Would a prompt that says "reading tracker" instead of "reading list" change the prompt-only branch's status model? Testing whether a single word shift changes the agent's default resolution would help calibrate how sensitive product identity is to prompt phrasing.
If the prompt said "Build a simple reading list app," would the prompt-only branch produce a simpler or more complex result? The word "simple" might trigger constraint drift rather than actual simplification.
Would regenerating the intent-driven implementation from the same artifact (without seeing the first implementation) produce a similar three-state status model? This would test whether the artifact carries the status-model decision strongly enough to survive regeneration.

Limitations

Single run. Each branch was implemented once. The prompt-only branch might produce a three-state model on a different run.

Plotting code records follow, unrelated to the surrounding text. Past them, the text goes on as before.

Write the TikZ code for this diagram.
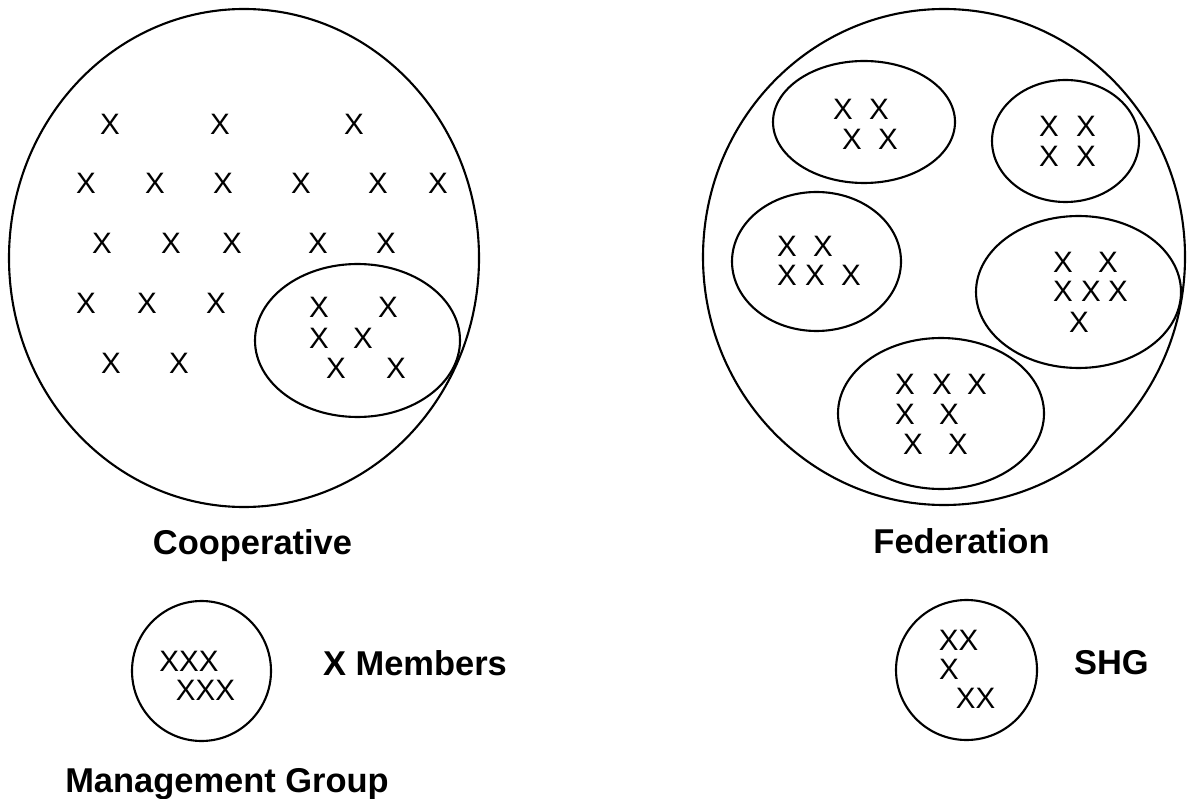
\documentclass[tikz,border=0pt]{standalone}
\usepackage{fontspec}
\setmainfont{Liberation Sans}
\usepackage{tikz}

\begin{document}
\begin{tikzpicture}[x=0.025cm, y=-0.025cm, line width=1.5pt,
	member/.style={font=\fontsize{21}{24}\selectfont, inner sep=0pt},
	caption/.style={font=\fontsize{24.5}{28}\selectfont\bfseries, inner sep=0pt, anchor=base}]
	\useasboundingbox (0,0) rectangle (1187,799);
	% cooperative
	\draw (244,258) ellipse [x radius=235, y radius=249];
	\draw (357.5,340.5) ellipse [x radius=102.5, y radius=76.5];
	\foreach \px/\py [count=\i] in {110/124, 220/124, 354/124,
		86/183, 155/183, 223/183, 301/183, 378/183, 438/183,
		102/243, 171/243, 232/243, 318/243, 386/243,
		86/303, 147/303, 216/303, 111/363, 179/363}
		\node [member] (coop\i) at (\px,\py) {X};
	\foreach \px/\py [count=\i] in {319/307, 388/307, 319/338, 363/338, 336/368, 396/368}
		\node [member] (mgmt\i) at (\px,\py) {X};
	% federation
	\draw (944,257) ellipse [x radius=241, y radius=248];
	\draw (864,122) ellipse [x radius=91, y radius=61];
	\draw (1065.5,141) ellipse [x radius=73.5, y radius=61];
	\draw (816.5,261.5) ellipse [x radius=84.5, y radius=69.5];
	\draw (1078.5,292) ellipse [x radius=102.5, y radius=76];
	\draw (941,413.5) ellipse [x radius=103, y radius=75.5];
	\foreach \px/\py [count=\i] in {843/109, 879/109, 852/139, 888/139,
		1049/126, 1086/126, 1049/156, 1086/156,
		787/246, 823/246, 787/275, 815/275, 851/275,
		1063/262, 1108/262, 1063/291, 1091/291, 1118/291, 1079/322,
		905/384, 942/384, 977/384, 905/414, 949/414, 913/444, 958/444}
		\node [member] (fed\i) at (\px,\py) {X};
	% captions
	\node [caption] (cooplabel) at (252.5,554) {Cooperative};
	\node [caption] (fedlabel) at (961.5,553) {Federation};
	% legend
	\draw (201.5,671) ellipse [x radius=69.5, y radius=70];
	\node [member] (mgrow1) at (189,661) {XXX};
	\node [member] (mgrow2) at (205.5,690) {XXX};
	\node [caption, anchor=base west] (memberkey) at (322,675) {X Members};
	\node [caption] (mgmtlabel) at (227,792) {Management Group};
	\draw (966.5,670) ellipse [x radius=70.5, y radius=70];
	\node [member] (shgrow1) at (958.5,640) {XX};
	\node [member] (shgrow2) at (949,669) {X};
	\node [member] (shgrow3) at (975.5,698) {XX};
	\node [caption, anchor=base west] (shgkey) at (1073,674) {SHG};
\end{tikzpicture}
\end{document}
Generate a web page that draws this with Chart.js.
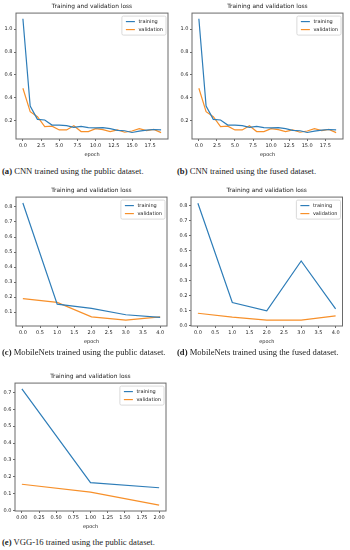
<!DOCTYPE html>
<html><head><meta charset="utf-8">
<script src="https://cdn.jsdelivr.net/npm/chart.js@4.4.0/dist/chart.umd.min.js"></script>
<style>
html,body{margin:0;padding:0;background:#fff;width:350px;height:550px;overflow:hidden;position:relative}
canvas{position:absolute}
.cap{position:absolute;font-family:"Liberation Serif","DejaVu Serif",serif;font-size:8.6px;color:#222;white-space:nowrap;line-height:10px}
</style></head><body>
<canvas id="pa"></canvas><canvas id="pb"></canvas><canvas id="pc"></canvas><canvas id="pd"></canvas><canvas id="pe"></canvas>
<div class="cap" style="left:2px;top:166px"><b>(a)</b> CNN trained using the public dataset.</div>
<div class="cap" style="left:177px;top:166px"><b>(b)</b> CNN trained using the fused dataset.</div>
<div class="cap" style="left:2px;top:347px"><b>(c)</b> MobileNets trained using the public dataset.</div>
<div class="cap" style="left:177px;top:347px"><b>(d)</b> MobileNets trained using the fused dataset.</div>
<div class="cap" style="left:2px;top:537px"><b>(e)</b> VGG-16 trained using the public dataset.</div>
<script>
// ---- data ----
const seriesNames = ['training', 'validation'];
const chartTitle = 'Training and validation loss';
const xAxisLabel = 'epoch';

const cnnEpochs = [0,1,2,3,4,5,6,7,8,9,10,11,12,13,14,15,16,17,18,19];
const cnnPublicTraining   = [1.09,0.328,0.212,0.206,0.162,0.162,0.157,0.142,0.151,0.140,0.137,0.140,0.130,0.115,0.112,0.097,0.108,0.117,0.123,0.120];
const cnnPublicValidation = [0.483,0.279,0.235,0.148,0.152,0.119,0.119,0.155,0.105,0.105,0.130,0.122,0.105,0.119,0.099,0.110,0.130,0.113,0.124,0.096];
const cnnFusedTraining    = [1.09,0.328,0.212,0.206,0.162,0.162,0.157,0.142,0.151,0.140,0.137,0.140,0.130,0.115,0.112,0.097,0.108,0.117,0.123,0.120];
const cnnFusedValidation  = [0.483,0.279,0.235,0.148,0.152,0.119,0.119,0.155,0.105,0.105,0.130,0.122,0.105,0.119,0.099,0.110,0.130,0.113,0.124,0.096];

const mobileEpochs = [0,1,2,3,4];
const mobilePublicTraining   = [0.827,0.153,0.124,0.082,0.064];
const mobilePublicValidation = [0.189,0.164,0.068,0.046,0.068];
const mobileFusedTraining    = [0.818,0.156,0.100,0.433,0.113];
const mobileFusedValidation  = [0.084,0.058,0.038,0.038,0.067];

const vggEpochs = [0,1,2];
const vggPublicTraining   = [0.721,0.165,0.134];
const vggPublicValidation = [0.155,0.108,0.031];

const cnnXTicks = [0,2.5,5,7.5,10,12.5,15,17.5];
const cnnYTicks = [0.2,0.4,0.6,0.8,1.0];
const mobileXTicks = [0,0.5,1,1.5,2,2.5,3,3.5,4];
const mobilePublicYTicks = [0.1,0.2,0.3,0.4,0.5,0.6,0.7,0.8];
const mobileFusedYTicks = [0,0.1,0.2,0.3,0.4,0.5,0.6,0.7,0.8];
const vggXTicks = [0,0.25,0.5,0.75,1,1.25,1.5,1.75,2];
const vggYTicks = [0,0.1,0.2,0.3,0.4,0.5,0.6,0.7];

// ---- style ----
const BLUE = '#2e7db8', ORANGE = '#f7902a';
const SANS = '"DejaVu Sans", sans-serif';
const TXT = '#222', SPINE = '#6a6a6a';

const framePlugin = {
  id: 'frame',
  afterDraw(chart) {
    const {ctx, chartArea: a} = chart;
    ctx.save();
    ctx.strokeStyle = SPINE; ctx.lineWidth = 1;
    ctx.strokeRect(a.left, a.top, a.right - a.left, a.bottom - a.top);
    ctx.restore();
  }
};
const innerLegend = {
  id: 'innerLegend',
  afterDraw(chart) {
    const {ctx, chartArea: a} = chart;
    ctx.save();
    ctx.font = '5px ' + SANS;
    const tw = Math.max(...chart.data.datasets.map(d => ctx.measureText(d.label).width));
    const w = 16.5 + tw + 3, h = 19;
    const bx = a.right - 2 - w, by = a.top + 3;
    ctx.fillStyle = 'rgba(255,255,255,0.85)';
    ctx.strokeStyle = '#d0d0d0'; ctx.lineWidth = 0.8;
    ctx.beginPath(); ctx.roundRect(bx, by, w, h, 1.5); ctx.fill(); ctx.stroke();
    chart.data.datasets.forEach((d, i) => {
      const y = by + 5.5 + i * 8;
      ctx.strokeStyle = d.borderColor; ctx.lineWidth = 1.2;
      ctx.beginPath(); ctx.moveTo(bx + 4, y); ctx.lineTo(bx + 13, y); ctx.stroke();
      ctx.fillStyle = TXT; ctx.textBaseline = 'middle'; ctx.textAlign = 'left';
      ctx.fillText(d.label, bx + 16.5, y);
    });
    ctx.restore();
  }
};

function makePanel(id, g, epochs, train, val, xTicks, yTicks, xr, yr, xDec) {
  const cv = document.getElementById(id);
  const H = Math.round((g.bottom - g.top) + 13 + 24);
  cv.width = 175; cv.height = H;
  cv.style.left = g.px + 'px'; cv.style.top = (g.top - 13) + 'px';
  const tickFont = {family: SANS, size: 5};
  new Chart(cv, {
    type: 'line',
    data: {datasets: [
      {label: seriesNames[0], data: epochs.map((e, i) => ({x: e, y: train[i]})), borderColor: BLUE, borderWidth: 1.2, pointRadius: 0, tension: 0, fill: false},
      {label: seriesNames[1], data: epochs.map((e, i) => ({x: e, y: val[i]})), borderColor: ORANGE, borderWidth: 1.2, pointRadius: 0, tension: 0, fill: false}
    ]},
    options: {
      responsive: false, animation: false, devicePixelRatio: 1,
      layout: {padding: {left: g.left - g.px - 16, right: g.px + 175 - g.right, top: 0, bottom: 0}},
      plugins: {
        legend: {display: false}, tooltip: {enabled: false},
        title: {display: true, text: chartTitle, fullSize: false, color: TXT, font: {family: SANS, size: 5.9, weight: 'normal'}, padding: {top: 2.5, bottom: 3.5}}
      },
      scales: {
        x: {
          type: 'linear', min: xr[0], max: xr[1],
          afterBuildTicks: s => { s.ticks = xTicks.map(v => ({value: v})); },
          afterFit: s => { s.height = 24; },
          ticks: {callback: v => Number(v).toFixed(xDec), font: tickFont, color: TXT, padding: 1.5, maxRotation: 0, autoSkip: false},
          grid: {drawOnChartArea: false, drawTicks: true, tickLength: 2, color: SPINE},
          border: {display: false},
          title: {display: true, text: xAxisLabel, color: TXT, font: {family: SANS, size: 5}, padding: {top: 0, bottom: 5}}
        },
        y: {
          type: 'linear', min: yr[0], max: yr[1],
          afterBuildTicks: s => { s.ticks = yTicks.map(v => ({value: v})); },
          afterFit: s => { s.width = 16; },
          ticks: {callback: v => Number(v).toFixed(1), font: tickFont, color: TXT, padding: 1.5, autoSkip: false},
          grid: {drawOnChartArea: false, drawTicks: true, tickLength: 2, color: SPINE},
          border: {display: false}
        }
      }
    },
    plugins: [framePlugin, innerLegend]
  });
}

makePanel('pa', {px: 0,   left: 16,  right: 168,   top: 13,    bottom: 139},   cnnEpochs, cnnPublicTraining, cnnPublicValidation, cnnXTicks, cnnYTicks, [-0.95, 19.95], [0.04, 1.14], 1);
makePanel('pb', {px: 175, left: 192, right: 343,   top: 13,    bottom: 139},   cnnEpochs, cnnFusedTraining, cnnFusedValidation, cnnXTicks, cnnYTicks, [-0.95, 19.95], [0.04, 1.14], 1);
makePanel('pc', {px: 0,   left: 16,  right: 167,   top: 197,   bottom: 326},   mobileEpochs, mobilePublicTraining, mobilePublicValidation, mobileXTicks, mobilePublicYTicks, [-0.2, 4.2], [0.007, 0.866], 1);
makePanel('pd', {px: 175, left: 191, right: 342.5, top: 197,   bottom: 326},   mobileEpochs, mobileFusedTraining, mobileFusedValidation, mobileXTicks, mobileFusedYTicks, [-0.2, 4.2], [-0.001, 0.859], 1);
makePanel('pe', {px: 0,   left: 15,  right: 166,   top: 383,   bottom: 511},   vggEpochs, vggPublicTraining, vggPublicValidation, vggXTicks, vggYTicks, [-0.1, 2.1], [-0.004, 0.756], 2);
</script>
</body></html>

The observed drift is a single data point, not a guaranteed pattern.
Same model family. Both branches used the same underlying model, which means shared training biases could affect both branches similarly. A different model might resolve the status-model ambiguity differently.
Analytical comparison. All findings are based on code inspection and agent self-reports, not on user testing or automated verification. Claims about "task completion framing" and "reading progression" are interpretive.
Context volume confound. The intent-driven branch received substantially more input context (the YAML artifact). Some of the observed differences could be attributed to the additional context volume rather than to the structural content of the artifact. The fact that the prompt-only agent identified similar ambiguities in its summary but did not act on them suggests the structure matters, but this is not conclusive.
Drift severity. The observed drifts are mild. The prompt-only branch is a usable reading list app. Calling its choices "drift" rather than "legitimate design decisions" involves judgment. A reader who prefers the checkbox model would reasonably disagree with the drift classification.